Showing posts with label Exercise. Show all posts
Showing posts with label Exercise. Show all posts

Saturday, December 6

Overbooked?

It's 4 AM. Finals are my life. I haven't consistently been to the gym in over a week. I feel my eyes constantly tearing up.

I am more messy than I have ever been. It's finals time, I am like a hurricane, destroying all in my wake. I designed a set today while listening to Shirley Bassey for hours on end. After three hours of her nonstop, I realized something was wrong and switched to Rilo Kiley.

Then I worked wardrobe for a TV Pilot that will not take off. If it did, then I would be amazed.

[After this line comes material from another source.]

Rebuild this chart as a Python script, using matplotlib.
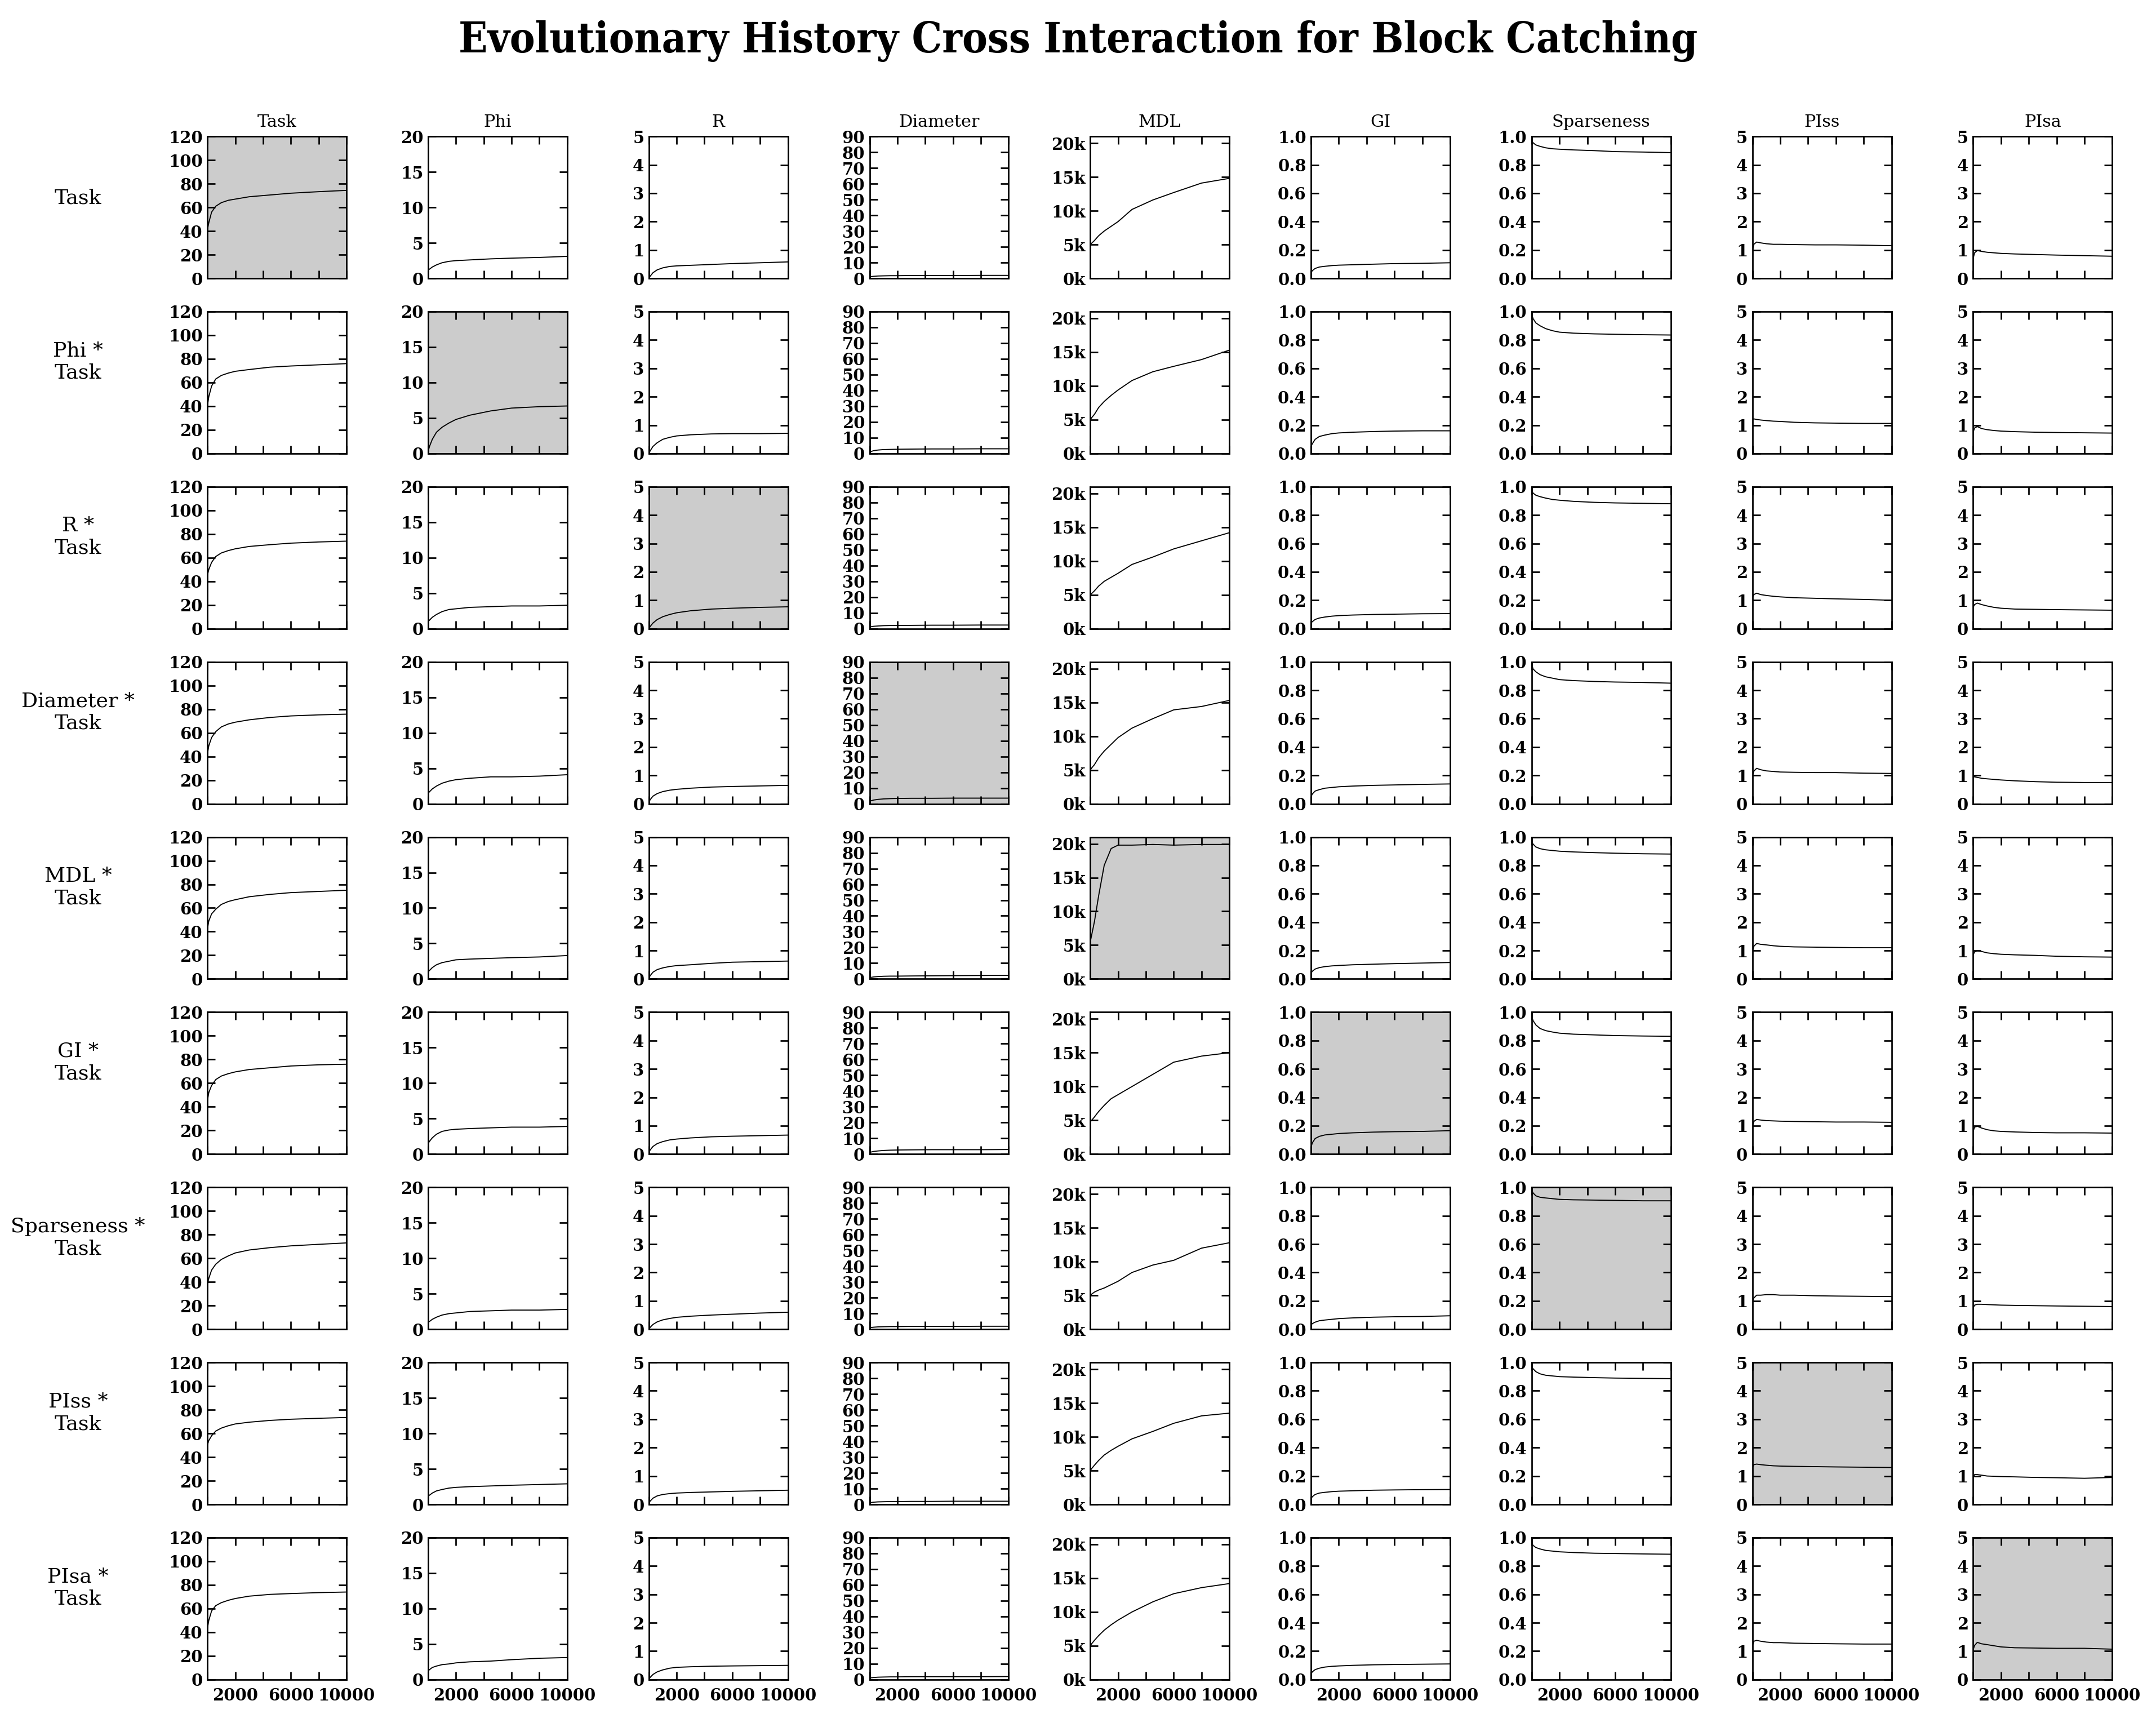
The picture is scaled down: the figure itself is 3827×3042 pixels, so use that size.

It's experience and interesting. I am going to bed soon because low and behold we have to get up and be there again at 1 PM to[day]morrow. Luckily, it's down the street, which makes me happy. Unfortunately I won't have time for the gym...as far as I know I'm not waking up to go in the morning.

I miss the gym, I miss the gym. I miss the gym! I want to run again. Oh, Ambien, you kick in so quickly. I am going to lay down.

I am going to try and appear coherent for the next couple of weeks. I will fail often, almost more than often. I'm waiting for little things to make me happy.

For example. I've been promised a ticket to see Liza at the Palace from my roommate. I'm waiting for when it will appear. With finals I fear that may be a promise that just may not happen. Or, I am waiting for the Support Group to contact me about an intake session. Yet, no one has called. It's made me nervous. I should call back, but I'm so busy I forget.

It's still 4 AM.

Then there's me, waiting, for the grace of God to show up. I am waiting for my body to change and tell me it's okay to smile again. It's okay to clean up the room and get a job again. It's okay, you're worth something these days.

The computer screen is starting to move slowly in my drugged up eyes. So I'll end this quickly. I am in a state of emotional stress. Oh, but I know we all are. So in my defense, just be understanding and be polite.

Take a moment in your life to tell someone you know that you love them. Or give someone a gift. Or reconnected with a new person and show them you care too. Don't allow others to feel as lonely as you yourself have become.

Everything is swirly right now

Oh, finals times. How strangely written you are.

Monday, November 24

Snakes, Speedos and Sexuality

Tonight I snaked the toilet! For fun I wore my Red Speedo. I was feeling sexy. Not to mention the absurdity of playing around in toilet water while wearing this:

Pose much? Actually, I always stand this way.

It all seems very strange, right? But, why not put on your bathing trunks when you're about to go swimming? Oh if I could have taken a picture with the Yellow Rubber Gloves!

Now this leads me to my next point. As far as my body goes, I do believe I am in the prime of my life. I am very proud of my body, for the first time in a while. It makes me happy that when I lift my arms, abs are visible. You have to understand 4 to 6 years ago the idea of abs were a legend that I would talk about with people over firesides.

Sit back and listen as I tell you a tale. Horses that have horns are called Unicorns. Men who have goat legs are called Satyrs. People born with Abs are called Abnormals!
It was the only way I could deal with the idea that people are just BORN with 6-pack Abs. They can eat as much as they want and never lose them. Now I sort of have them [really only when I lift my arms or in the right lighting] and I'm happy with that. It's not that I don't run and lift weights at the gym. I do! So excuse me while I brag for a moment...

Bragabsbragabragsbabsbragbragbragarbabs

Okay, I'm done gloating. It's also ironic in this time. The prime of my life. I have decided to withhold my body from the touch of others. As much as looks shouldn't matter in dating and love, in the cruel reality, they do. We all want people who turn us on sexually.

The Tall Man was in great shape, but there was one night he showed me pictures of himself, when he was fatter [because you show fuckbuddies who you have no feelings for embarassing pictures of yourself when you were huge. Right? That's what I've come to understand.] So his body reflected this when examined up close. Stretchmarks, but a very flat stomach. His pectorals were well defined, but if uncared for could easily turn into man bosoms. I loved his body, more than anyone else I've met in my life [to date]. I felt hot when I was with him, because I thought his body was perfect. It obviously wasn't the textbook definition of "Hot". The abs were absent and the muscles on the body were not always all that well-defined.

When we fucked though, you could feel all the muscles working.

When I lost him, I think I mourned the loss of his body most of all. That's not that bad of a discovery. I didn't love him, I loved his body. His personality obviously needs some major improvement, though it was a decent personality, it was still a Gay New York Males Personality.

When the going gets tough, the tough calls you on the phone and feeds you bullshit.

I allowed myself to get lost for a moment. Excuse me. Yet, the outcome of that memory dive was a positive one. Positivity. A reoccurring theme this year.

Lastly, and I know you were thinking this the entire time reading. Yes, I did shower after I snaked the toilet.